Short task: Extract all lines in the data that contain the word "code".

# Start of Records for the exercise

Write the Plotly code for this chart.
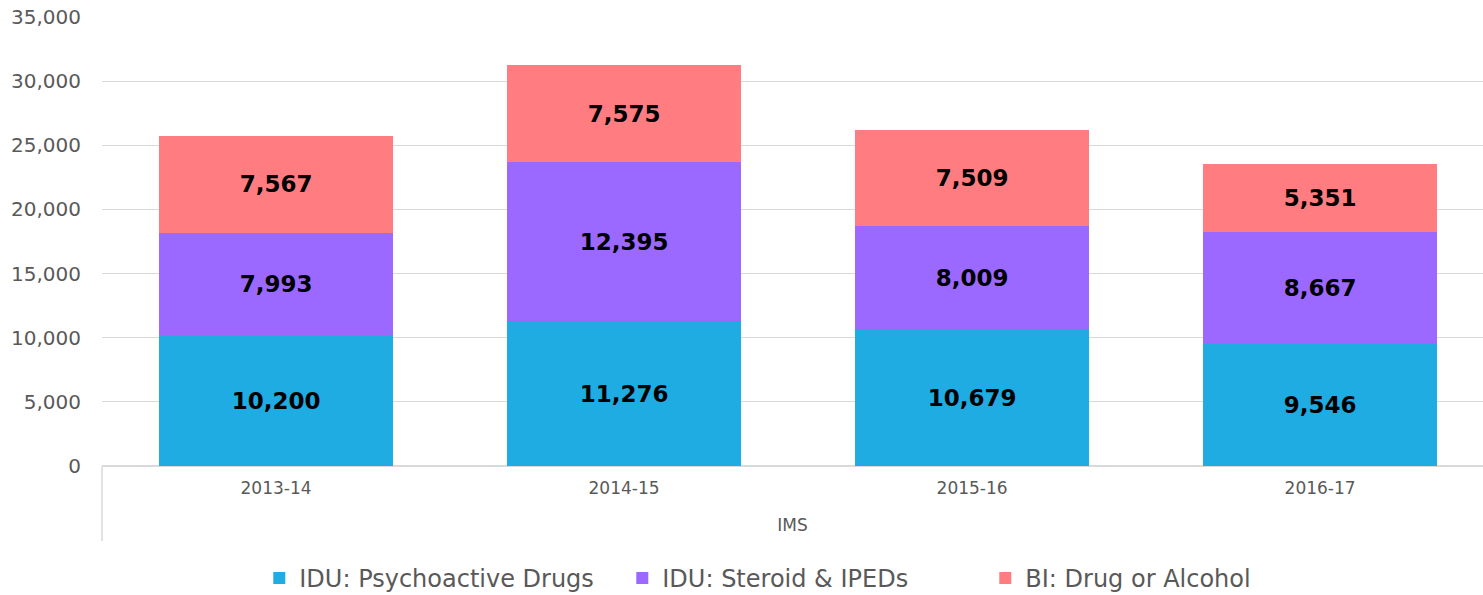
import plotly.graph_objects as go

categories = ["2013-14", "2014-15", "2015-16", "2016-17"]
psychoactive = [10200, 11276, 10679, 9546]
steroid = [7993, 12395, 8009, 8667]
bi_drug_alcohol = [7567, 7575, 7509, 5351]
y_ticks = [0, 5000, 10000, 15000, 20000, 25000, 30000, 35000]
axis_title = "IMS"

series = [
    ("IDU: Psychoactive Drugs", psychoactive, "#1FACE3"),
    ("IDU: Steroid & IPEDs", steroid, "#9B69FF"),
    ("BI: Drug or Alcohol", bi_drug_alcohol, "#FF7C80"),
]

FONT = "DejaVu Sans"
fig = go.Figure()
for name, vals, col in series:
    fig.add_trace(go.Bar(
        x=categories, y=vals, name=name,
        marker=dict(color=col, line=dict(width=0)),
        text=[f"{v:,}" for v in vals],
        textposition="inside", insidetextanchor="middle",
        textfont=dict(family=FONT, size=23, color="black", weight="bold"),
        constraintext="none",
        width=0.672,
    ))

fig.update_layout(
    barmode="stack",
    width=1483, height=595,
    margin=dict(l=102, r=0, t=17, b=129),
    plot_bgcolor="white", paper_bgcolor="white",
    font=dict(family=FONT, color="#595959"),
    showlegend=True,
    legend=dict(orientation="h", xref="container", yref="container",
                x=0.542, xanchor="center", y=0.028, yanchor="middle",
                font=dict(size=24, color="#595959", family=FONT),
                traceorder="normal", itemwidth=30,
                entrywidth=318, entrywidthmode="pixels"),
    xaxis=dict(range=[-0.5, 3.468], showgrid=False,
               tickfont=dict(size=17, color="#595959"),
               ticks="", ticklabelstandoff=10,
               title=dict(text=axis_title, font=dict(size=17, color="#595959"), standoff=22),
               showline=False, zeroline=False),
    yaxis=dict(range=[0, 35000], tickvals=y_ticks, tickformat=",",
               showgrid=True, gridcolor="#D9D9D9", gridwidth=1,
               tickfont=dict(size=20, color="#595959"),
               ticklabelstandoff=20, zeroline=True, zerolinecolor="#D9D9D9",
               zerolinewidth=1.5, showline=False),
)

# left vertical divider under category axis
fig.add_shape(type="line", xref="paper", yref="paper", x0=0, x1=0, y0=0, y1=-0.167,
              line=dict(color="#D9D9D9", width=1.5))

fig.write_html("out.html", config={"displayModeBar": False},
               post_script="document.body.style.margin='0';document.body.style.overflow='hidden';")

# End of Records for the exercise
# Start of Records for the exercise

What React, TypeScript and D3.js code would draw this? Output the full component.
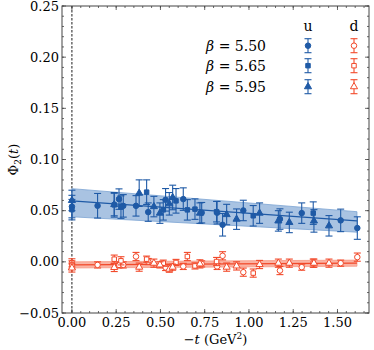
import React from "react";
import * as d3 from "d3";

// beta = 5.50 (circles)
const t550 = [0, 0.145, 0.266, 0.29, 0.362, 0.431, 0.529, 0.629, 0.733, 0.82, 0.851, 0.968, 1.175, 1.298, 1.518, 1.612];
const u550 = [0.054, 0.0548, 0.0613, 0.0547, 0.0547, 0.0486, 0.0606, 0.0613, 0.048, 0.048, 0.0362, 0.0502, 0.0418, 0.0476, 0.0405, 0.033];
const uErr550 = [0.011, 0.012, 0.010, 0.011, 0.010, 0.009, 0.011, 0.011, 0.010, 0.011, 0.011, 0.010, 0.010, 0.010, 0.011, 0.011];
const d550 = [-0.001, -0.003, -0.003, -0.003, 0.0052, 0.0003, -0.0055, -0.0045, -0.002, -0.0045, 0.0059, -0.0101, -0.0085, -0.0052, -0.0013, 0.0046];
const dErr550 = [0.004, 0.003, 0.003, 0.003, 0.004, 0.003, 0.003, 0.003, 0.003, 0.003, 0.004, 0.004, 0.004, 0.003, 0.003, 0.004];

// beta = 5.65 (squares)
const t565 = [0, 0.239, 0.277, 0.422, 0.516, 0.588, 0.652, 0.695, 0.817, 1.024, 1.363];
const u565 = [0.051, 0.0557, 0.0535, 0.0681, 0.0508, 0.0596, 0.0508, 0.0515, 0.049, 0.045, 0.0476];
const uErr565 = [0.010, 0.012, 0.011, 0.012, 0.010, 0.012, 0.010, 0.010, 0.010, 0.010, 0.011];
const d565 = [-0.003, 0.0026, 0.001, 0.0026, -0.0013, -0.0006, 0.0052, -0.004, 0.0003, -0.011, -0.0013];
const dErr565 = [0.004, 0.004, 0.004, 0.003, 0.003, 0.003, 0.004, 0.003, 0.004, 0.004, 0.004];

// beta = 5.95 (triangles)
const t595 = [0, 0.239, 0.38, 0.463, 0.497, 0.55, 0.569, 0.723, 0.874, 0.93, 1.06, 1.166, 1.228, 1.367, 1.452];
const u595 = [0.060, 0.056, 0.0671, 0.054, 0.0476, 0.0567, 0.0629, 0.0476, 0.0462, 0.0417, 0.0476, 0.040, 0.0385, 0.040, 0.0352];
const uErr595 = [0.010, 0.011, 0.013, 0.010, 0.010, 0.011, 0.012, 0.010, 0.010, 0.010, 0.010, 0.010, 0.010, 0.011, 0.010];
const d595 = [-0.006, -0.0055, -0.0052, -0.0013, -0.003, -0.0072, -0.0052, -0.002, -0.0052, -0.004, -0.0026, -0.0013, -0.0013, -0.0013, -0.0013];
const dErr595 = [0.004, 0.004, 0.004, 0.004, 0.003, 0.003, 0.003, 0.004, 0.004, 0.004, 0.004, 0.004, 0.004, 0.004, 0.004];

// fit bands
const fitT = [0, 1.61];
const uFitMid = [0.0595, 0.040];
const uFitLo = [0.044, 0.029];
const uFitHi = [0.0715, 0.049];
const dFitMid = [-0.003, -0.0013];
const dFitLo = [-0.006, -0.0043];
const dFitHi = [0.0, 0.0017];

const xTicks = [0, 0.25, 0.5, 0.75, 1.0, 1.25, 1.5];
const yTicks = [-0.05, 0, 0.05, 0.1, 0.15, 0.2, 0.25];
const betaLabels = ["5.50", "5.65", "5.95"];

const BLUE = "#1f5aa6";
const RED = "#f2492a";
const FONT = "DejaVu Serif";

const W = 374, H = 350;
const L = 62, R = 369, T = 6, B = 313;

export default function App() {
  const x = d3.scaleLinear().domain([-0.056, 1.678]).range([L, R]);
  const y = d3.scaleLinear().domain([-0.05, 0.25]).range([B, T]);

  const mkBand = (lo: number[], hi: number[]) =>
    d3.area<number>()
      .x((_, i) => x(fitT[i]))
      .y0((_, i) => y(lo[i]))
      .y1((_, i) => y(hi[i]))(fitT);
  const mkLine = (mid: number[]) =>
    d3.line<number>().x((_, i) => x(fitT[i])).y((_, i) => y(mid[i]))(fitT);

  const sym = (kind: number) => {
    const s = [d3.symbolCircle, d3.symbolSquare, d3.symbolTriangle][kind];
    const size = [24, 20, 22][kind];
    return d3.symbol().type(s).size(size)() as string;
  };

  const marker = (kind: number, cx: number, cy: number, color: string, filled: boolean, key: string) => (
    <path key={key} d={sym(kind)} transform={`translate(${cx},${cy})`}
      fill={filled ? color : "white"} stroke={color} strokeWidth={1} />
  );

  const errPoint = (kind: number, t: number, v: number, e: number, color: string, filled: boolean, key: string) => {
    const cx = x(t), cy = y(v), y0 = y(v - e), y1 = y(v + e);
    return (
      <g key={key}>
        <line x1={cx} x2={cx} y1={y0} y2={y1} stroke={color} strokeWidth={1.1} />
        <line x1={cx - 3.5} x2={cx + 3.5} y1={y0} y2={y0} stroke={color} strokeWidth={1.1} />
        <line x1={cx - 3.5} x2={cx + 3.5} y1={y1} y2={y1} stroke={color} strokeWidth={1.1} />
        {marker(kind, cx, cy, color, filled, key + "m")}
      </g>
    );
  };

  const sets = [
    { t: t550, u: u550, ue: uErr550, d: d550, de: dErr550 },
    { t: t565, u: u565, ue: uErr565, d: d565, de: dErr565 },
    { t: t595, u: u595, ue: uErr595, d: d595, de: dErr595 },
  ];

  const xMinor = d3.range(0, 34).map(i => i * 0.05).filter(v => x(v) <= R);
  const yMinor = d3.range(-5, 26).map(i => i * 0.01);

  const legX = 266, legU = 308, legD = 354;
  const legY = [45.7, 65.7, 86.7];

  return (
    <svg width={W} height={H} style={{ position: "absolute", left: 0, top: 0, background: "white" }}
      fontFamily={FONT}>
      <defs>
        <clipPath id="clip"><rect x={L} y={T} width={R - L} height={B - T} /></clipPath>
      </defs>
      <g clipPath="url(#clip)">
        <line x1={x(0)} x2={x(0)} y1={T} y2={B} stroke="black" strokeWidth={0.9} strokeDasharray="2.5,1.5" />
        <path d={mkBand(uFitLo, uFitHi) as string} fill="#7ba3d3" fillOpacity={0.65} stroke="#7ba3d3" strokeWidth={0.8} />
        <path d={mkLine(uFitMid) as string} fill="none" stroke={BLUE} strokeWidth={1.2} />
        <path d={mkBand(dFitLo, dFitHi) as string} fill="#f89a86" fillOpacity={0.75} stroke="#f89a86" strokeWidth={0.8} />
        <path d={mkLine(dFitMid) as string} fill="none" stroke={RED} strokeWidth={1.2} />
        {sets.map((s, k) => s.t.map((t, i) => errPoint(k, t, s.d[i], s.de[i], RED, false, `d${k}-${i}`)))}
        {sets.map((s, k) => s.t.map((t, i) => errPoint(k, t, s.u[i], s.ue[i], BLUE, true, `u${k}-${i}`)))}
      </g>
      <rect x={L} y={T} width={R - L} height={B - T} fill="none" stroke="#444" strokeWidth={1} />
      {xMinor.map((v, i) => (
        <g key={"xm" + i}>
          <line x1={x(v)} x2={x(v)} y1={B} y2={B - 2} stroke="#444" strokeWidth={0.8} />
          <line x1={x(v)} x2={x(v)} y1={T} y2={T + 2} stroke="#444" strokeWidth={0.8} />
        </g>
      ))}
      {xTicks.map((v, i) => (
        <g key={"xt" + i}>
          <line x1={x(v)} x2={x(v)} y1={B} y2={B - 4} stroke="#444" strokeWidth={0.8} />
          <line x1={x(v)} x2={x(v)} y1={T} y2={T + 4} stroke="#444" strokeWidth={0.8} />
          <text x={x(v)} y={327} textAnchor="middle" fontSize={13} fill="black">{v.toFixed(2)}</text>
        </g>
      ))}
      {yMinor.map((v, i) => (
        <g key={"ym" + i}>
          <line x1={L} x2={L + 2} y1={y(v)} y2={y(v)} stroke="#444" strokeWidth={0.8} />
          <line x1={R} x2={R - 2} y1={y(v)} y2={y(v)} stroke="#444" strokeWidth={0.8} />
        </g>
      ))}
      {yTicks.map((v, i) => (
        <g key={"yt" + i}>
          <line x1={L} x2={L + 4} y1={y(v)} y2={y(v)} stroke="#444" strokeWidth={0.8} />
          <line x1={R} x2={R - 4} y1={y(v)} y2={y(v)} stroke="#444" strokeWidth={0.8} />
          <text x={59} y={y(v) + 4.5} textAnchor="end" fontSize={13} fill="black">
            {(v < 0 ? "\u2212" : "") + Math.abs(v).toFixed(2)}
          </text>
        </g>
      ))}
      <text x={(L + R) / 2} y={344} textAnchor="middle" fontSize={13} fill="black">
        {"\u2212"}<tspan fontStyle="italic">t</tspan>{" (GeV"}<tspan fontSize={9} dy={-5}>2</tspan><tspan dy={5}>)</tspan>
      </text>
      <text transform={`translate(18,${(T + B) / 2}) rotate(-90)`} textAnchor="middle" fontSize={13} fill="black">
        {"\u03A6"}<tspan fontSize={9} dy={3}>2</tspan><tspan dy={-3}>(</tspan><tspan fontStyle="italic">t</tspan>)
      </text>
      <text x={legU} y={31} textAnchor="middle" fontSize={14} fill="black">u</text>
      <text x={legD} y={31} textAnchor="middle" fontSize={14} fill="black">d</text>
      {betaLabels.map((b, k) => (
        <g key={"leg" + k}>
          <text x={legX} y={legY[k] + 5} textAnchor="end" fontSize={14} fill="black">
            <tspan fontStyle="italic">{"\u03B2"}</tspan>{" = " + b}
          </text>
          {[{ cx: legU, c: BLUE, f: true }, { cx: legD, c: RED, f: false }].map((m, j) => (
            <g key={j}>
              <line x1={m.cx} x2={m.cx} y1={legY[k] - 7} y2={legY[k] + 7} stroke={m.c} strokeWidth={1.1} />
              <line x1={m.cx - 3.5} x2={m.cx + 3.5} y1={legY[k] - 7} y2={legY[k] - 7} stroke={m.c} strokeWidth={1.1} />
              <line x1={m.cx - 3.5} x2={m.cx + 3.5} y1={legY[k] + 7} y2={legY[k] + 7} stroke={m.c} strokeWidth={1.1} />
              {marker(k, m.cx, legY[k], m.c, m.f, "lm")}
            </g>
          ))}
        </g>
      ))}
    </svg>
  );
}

# End of Records for the exercise

Output of the task:
Write the Plotly code for this chart.
What React, TypeScript and D3.js code would draw this? Output the full component.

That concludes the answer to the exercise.